Typically on prehistoric sites, you are lucky to find a few pottery shards, a mere hint or shadow of organic remains which generally means that archaeologists have to do a lot of interpreting as best they can. But Must Farm archaeological dig has turned out to be completely different. To the archaeologists involved, it has been absolutely thrilling. For over ten months now, day by day, week by week — the excavation has yielded up a wealth of valuable discoveries including textiles, metal work, pottery and ancient timbers.
Site manager Mark Knight from the Cambridge Archaeological Unit described it as “a genuine snapshot” of a lost world — a prehistoric settlement from the Bronze Age some 3000 years ago.
Easily, the most revelatory dig of its kind in Britain, if not in Europe, the dig is almost without precedent and it has already begun to transform our knowledge of life in the Bronze Age. The dig has been carried out under a large rectangular white tent — about a thousand meters square. It’s the sort of tent you might use for a wedding reception but here it’s perched on the edge of a working quarry. Far below, a big crane is busily extracting clay to make bricks.

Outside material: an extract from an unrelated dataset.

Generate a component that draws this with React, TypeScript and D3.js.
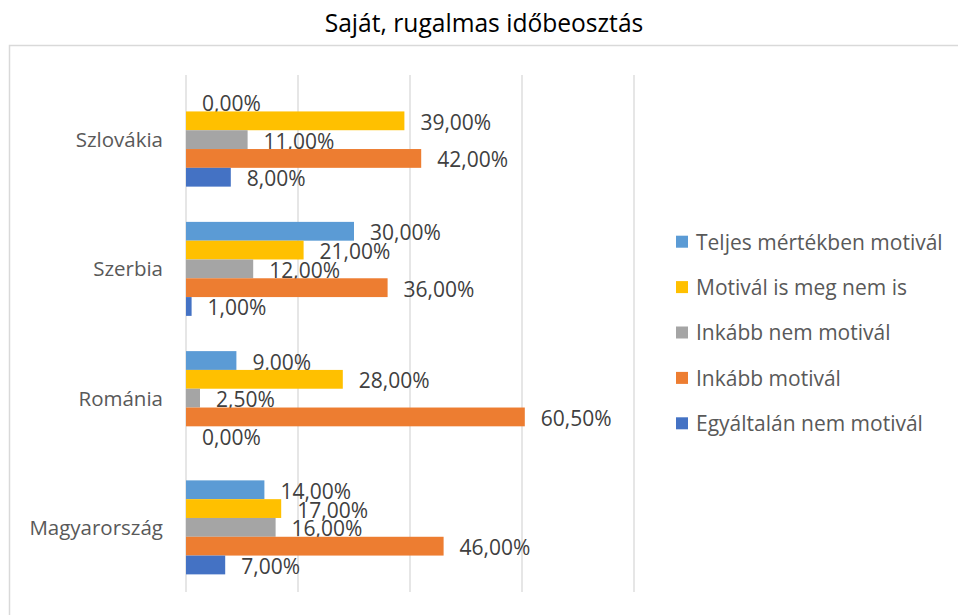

The archaeologists arrived in force last September and, protected from the wind and rain under the tent, they’ve been forensically digging away several meters below sea level. Interest was first aroused in 1999 when a series of wooden posts were discovered sticking out of the clay. Trial excavations followed in 2004 and 2006 when Bronze Age spearheads and a sword were found.
At one point Knight announced that he was preparing to step inside a Bronze Age round house. Now he has — and not just one but four or five. He is still marveling at it all: “I think I’ve found a landscape that has a story,” he says, “a landscape that hasn’t been described before, hasn’t been visited before. We are the first people to explore it.”